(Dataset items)
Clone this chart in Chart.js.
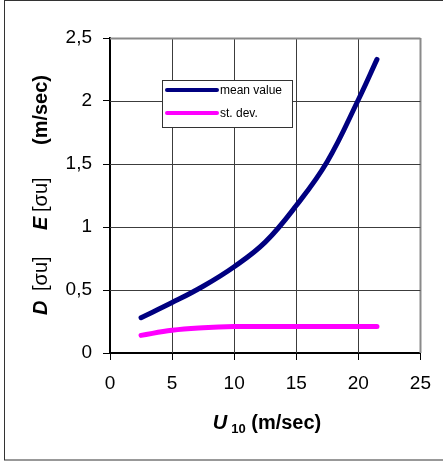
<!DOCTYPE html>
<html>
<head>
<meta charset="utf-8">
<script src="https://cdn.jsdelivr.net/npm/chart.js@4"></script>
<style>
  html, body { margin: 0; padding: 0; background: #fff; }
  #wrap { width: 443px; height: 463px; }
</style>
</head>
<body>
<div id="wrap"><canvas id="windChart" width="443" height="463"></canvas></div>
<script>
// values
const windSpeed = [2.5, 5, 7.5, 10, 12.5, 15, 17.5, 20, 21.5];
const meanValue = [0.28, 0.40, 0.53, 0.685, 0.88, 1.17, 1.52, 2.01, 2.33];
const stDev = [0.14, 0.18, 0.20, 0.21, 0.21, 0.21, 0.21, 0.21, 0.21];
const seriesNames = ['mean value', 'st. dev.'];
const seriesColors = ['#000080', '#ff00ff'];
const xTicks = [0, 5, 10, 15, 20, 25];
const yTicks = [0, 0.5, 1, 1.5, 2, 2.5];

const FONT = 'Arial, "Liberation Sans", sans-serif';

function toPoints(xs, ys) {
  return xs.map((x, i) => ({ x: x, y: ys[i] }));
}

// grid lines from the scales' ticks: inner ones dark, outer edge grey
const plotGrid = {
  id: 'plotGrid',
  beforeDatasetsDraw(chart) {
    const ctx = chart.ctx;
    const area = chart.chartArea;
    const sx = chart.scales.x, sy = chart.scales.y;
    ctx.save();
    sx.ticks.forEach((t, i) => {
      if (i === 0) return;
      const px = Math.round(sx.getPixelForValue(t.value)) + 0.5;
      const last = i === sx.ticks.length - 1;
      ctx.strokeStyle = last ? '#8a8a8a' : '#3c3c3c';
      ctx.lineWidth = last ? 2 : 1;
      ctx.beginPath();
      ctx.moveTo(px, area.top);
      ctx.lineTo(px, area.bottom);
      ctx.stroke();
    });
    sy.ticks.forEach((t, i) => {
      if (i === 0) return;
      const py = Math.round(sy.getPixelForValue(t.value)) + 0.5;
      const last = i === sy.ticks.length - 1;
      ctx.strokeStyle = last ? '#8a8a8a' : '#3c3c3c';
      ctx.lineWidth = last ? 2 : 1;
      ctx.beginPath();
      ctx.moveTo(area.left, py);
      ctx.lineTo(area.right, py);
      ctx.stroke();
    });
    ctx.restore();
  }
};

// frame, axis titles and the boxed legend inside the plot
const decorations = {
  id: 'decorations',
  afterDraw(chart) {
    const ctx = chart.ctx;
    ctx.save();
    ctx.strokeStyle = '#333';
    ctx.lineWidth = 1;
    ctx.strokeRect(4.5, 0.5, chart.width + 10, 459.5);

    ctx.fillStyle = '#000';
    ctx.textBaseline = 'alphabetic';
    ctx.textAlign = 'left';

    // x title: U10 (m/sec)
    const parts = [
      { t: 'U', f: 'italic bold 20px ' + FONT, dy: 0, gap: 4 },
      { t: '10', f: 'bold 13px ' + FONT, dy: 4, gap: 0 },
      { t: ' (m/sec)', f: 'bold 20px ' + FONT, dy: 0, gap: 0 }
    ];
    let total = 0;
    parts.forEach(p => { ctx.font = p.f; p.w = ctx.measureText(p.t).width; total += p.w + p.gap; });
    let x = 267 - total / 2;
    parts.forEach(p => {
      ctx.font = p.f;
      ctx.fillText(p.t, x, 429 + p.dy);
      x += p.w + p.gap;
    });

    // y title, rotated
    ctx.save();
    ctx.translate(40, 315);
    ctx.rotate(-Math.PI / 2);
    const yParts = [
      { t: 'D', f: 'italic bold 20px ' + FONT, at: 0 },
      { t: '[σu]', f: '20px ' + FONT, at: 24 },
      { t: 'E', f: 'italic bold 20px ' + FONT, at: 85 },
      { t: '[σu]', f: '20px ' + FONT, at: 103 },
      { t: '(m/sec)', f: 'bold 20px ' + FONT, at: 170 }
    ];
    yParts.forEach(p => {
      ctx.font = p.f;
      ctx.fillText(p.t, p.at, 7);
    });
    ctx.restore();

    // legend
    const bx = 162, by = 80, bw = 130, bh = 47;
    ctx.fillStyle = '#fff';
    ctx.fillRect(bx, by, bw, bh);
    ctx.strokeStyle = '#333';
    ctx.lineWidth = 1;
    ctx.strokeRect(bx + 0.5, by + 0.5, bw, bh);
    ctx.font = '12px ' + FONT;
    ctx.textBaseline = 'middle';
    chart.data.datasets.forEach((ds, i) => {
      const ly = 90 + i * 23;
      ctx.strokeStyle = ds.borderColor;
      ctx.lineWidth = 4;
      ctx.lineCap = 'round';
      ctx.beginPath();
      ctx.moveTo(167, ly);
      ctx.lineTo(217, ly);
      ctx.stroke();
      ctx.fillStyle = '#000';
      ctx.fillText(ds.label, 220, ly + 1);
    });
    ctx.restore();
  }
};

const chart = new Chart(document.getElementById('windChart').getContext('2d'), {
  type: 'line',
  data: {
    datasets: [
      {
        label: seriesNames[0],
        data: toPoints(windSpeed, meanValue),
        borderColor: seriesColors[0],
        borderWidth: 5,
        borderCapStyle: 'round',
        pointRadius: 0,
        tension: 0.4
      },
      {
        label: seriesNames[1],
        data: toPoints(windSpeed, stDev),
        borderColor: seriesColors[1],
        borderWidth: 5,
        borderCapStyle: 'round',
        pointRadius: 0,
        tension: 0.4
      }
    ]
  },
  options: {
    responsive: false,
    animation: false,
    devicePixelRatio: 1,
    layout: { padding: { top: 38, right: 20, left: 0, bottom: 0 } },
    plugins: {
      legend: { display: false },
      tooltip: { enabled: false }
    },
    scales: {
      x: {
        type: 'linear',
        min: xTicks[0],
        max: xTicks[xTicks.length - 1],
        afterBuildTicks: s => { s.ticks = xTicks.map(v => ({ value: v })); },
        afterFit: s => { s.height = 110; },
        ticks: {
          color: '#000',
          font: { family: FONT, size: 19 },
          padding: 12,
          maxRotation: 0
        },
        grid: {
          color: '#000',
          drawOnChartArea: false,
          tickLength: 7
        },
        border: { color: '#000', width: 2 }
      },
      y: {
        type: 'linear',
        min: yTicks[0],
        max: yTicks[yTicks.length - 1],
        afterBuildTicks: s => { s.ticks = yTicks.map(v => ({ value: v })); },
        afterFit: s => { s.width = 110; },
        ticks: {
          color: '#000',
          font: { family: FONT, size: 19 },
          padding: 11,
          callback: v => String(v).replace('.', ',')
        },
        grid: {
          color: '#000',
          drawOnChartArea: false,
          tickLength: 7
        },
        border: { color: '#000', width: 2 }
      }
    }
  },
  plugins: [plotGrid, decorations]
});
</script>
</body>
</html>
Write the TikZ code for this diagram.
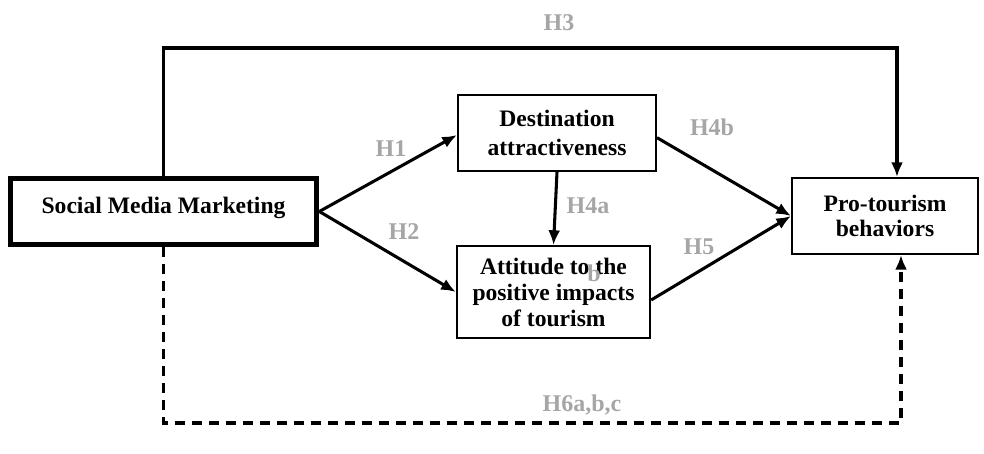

* [Exercise directions]: Give all the lines above again, character for character, without pictures.

* [Right answer]:
Clone this chart in Chart.js.
<!DOCTYPE html>
<html>
<head>
<meta charset="utf-8">
<script src="https://cdn.jsdelivr.net/npm/chart.js@4"></script>
<style>
  html, body { margin: 0; padding: 0; background: #fff; }
  #wrap { width: 443px; height: 463px; }
</style>
</head>
<body>
<div id="wrap"><canvas id="windChart" width="443" height="463"></canvas></div>
<script>
// values
const windSpeed = [2.5, 5, 7.5, 10, 12.5, 15, 17.5, 20, 21.5];
const meanValue = [0.28, 0.40, 0.53, 0.685, 0.88, 1.17, 1.52, 2.01, 2.33];
const stDev = [0.14, 0.18, 0.20, 0.21, 0.21, 0.21, 0.21, 0.21, 0.21];
const seriesNames = ['mean value', 'st. dev.'];
const seriesColors = ['#000080', '#ff00ff'];
const xTicks = [0, 5, 10, 15, 20, 25];
const yTicks = [0, 0.5, 1, 1.5, 2, 2.5];

const FONT = 'Arial, "Liberation Sans", sans-serif';

function toPoints(xs, ys) {
  return xs.map((x, i) => ({ x: x, y: ys[i] }));
}

// grid lines from the scales' ticks: inner ones dark, outer edge grey
const plotGrid = {
  id: 'plotGrid',
  beforeDatasetsDraw(chart) {
    const ctx = chart.ctx;
    const area = chart.chartArea;
    const sx = chart.scales.x, sy = chart.scales.y;
    ctx.save();
    sx.ticks.forEach((t, i) => {
      if (i === 0) return;
      const px = Math.round(sx.getPixelForValue(t.value)) + 0.5;
      const last = i === sx.ticks.length - 1;
      ctx.strokeStyle = last ? '#8a8a8a' : '#3c3c3c';
      ctx.lineWidth = last ? 2 : 1;
      ctx.beginPath();
      ctx.moveTo(px, area.top);
      ctx.lineTo(px, area.bottom);
      ctx.stroke();
    });
    sy.ticks.forEach((t, i) => {
      if (i === 0) return;
      const py = Math.round(sy.getPixelForValue(t.value)) + 0.5;
      const last = i === sy.ticks.length - 1;
      ctx.strokeStyle = last ? '#8a8a8a' : '#3c3c3c';
      ctx.lineWidth = last ? 2 : 1;
      ctx.beginPath();
      ctx.moveTo(area.left, py);
      ctx.lineTo(area.right, py);
      ctx.stroke();
    });
    ctx.restore();
  }
};

// frame, axis titles and the boxed legend inside the plot
const decorations = {
  id: 'decorations',
  afterDraw(chart) {
    const ctx = chart.ctx;
    ctx.save();
    ctx.strokeStyle = '#333';
    ctx.lineWidth = 1;
    ctx.strokeRect(4.5, 0.5, chart.width + 10, 459.5);

    ctx.fillStyle = '#000';
    ctx.textBaseline = 'alphabetic';
    ctx.textAlign = 'left';

    // x title: U10 (m/sec)
    const parts = [
      { t: 'U', f: 'italic bold 20px ' + FONT, dy: 0, gap: 4 },
      { t: '10', f: 'bold 13px ' + FONT, dy: 4, gap: 0 },
      { t: ' (m/sec)', f: 'bold 20px ' + FONT, dy: 0, gap: 0 }
    ];
    let total = 0;
    parts.forEach(p => { ctx.font = p.f; p.w = ctx.measureText(p.t).width; total += p.w + p.gap; });
    let x = 267 - total / 2;
    parts.forEach(p => {
      ctx.font = p.f;
      ctx.fillText(p.t, x, 429 + p.dy);
      x += p.w + p.gap;
    });

    // y title, rotated
    ctx.save();
    ctx.translate(40, 315);
    ctx.rotate(-Math.PI / 2);
    const yParts = [
      { t: 'D', f: 'italic bold 20px ' + FONT, at: 0 },
      { t: '[σu]', f: '20px ' + FONT, at: 24 },
      { t: 'E', f: 'italic bold 20px ' + FONT, at: 85 },
      { t: '[σu]', f: '20px ' + FONT, at: 103 },
      { t: '(m/sec)', f: 'bold 20px ' + FONT, at: 170 }
    ];
    yParts.forEach(p => {
      ctx.font = p.f;
      ctx.fillText(p.t, p.at, 7);
    });
    ctx.restore();

    // legend
    const bx = 162, by = 80, bw = 130, bh = 47;
    ctx.fillStyle = '#fff';
    ctx.fillRect(bx, by, bw, bh);
    ctx.strokeStyle = '#333';
    ctx.lineWidth = 1;
    ctx.strokeRect(bx + 0.5, by + 0.5, bw, bh);
    ctx.font = '12px ' + FONT;
    ctx.textBaseline = 'middle';
    chart.data.datasets.forEach((ds, i) => {
      const ly = 90 + i * 23;
      ctx.strokeStyle = ds.borderColor;
      ctx.lineWidth = 4;
      ctx.lineCap = 'round';
      ctx.beginPath();
      ctx.moveTo(167, ly);
      ctx.lineTo(217, ly);
      ctx.stroke();
      ctx.fillStyle = '#000';
      ctx.fillText(ds.label, 220, ly + 1);
    });
    ctx.restore();
  }
};

const chart = new Chart(document.getElementById('windChart').getContext('2d'), {
  type: 'line',
  data: {
    datasets: [
      {
        label: seriesNames[0],
        data: toPoints(windSpeed, meanValue),
        borderColor: seriesColors[0],
        borderWidth: 5,
        borderCapStyle: 'round',
        pointRadius: 0,
        tension: 0.4
      },
      {
        label: seriesNames[1],
        data: toPoints(windSpeed, stDev),
        borderColor: seriesColors[1],
        borderWidth: 5,
        borderCapStyle: 'round',
        pointRadius: 0,
        tension: 0.4
      }
    ]
  },
  options: {
    responsive: false,
    animation: false,
    devicePixelRatio: 1,
    layout: { padding: { top: 38, right: 20, left: 0, bottom: 0 } },
    plugins: {
      legend: { display: false },
      tooltip: { enabled: false }
    },
    scales: {
      x: {
        type: 'linear',
        min: xTicks[0],
        max: xTicks[xTicks.length - 1],
        afterBuildTicks: s => { s.ticks = xTicks.map(v => ({ value: v })); },
        afterFit: s => { s.height = 110; },
        ticks: {
          color: '#000',
          font: { family: FONT, size: 19 },
          padding: 12,
          maxRotation: 0
        },
        grid: {
          color: '#000',
          drawOnChartArea: false,
          tickLength: 7
        },
        border: { color: '#000', width: 2 }
      },
      y: {
        type: 'linear',
        min: yTicks[0],
        max: yTicks[yTicks.length - 1],
        afterBuildTicks: s => { s.ticks = yTicks.map(v => ({ value: v })); },
        afterFit: s => { s.width = 110; },
        ticks: {
          color: '#000',
          font: { family: FONT, size: 19 },
          padding: 11,
          callback: v => String(v).replace('.', ',')
        },
        grid: {
          color: '#000',
          drawOnChartArea: false,
          tickLength: 7
        },
        border: { color: '#000', width: 2 }
      }
    }
  },
  plugins: [plotGrid, decorations]
});
</script>
</body>
</html>
Write the TikZ code for this diagram.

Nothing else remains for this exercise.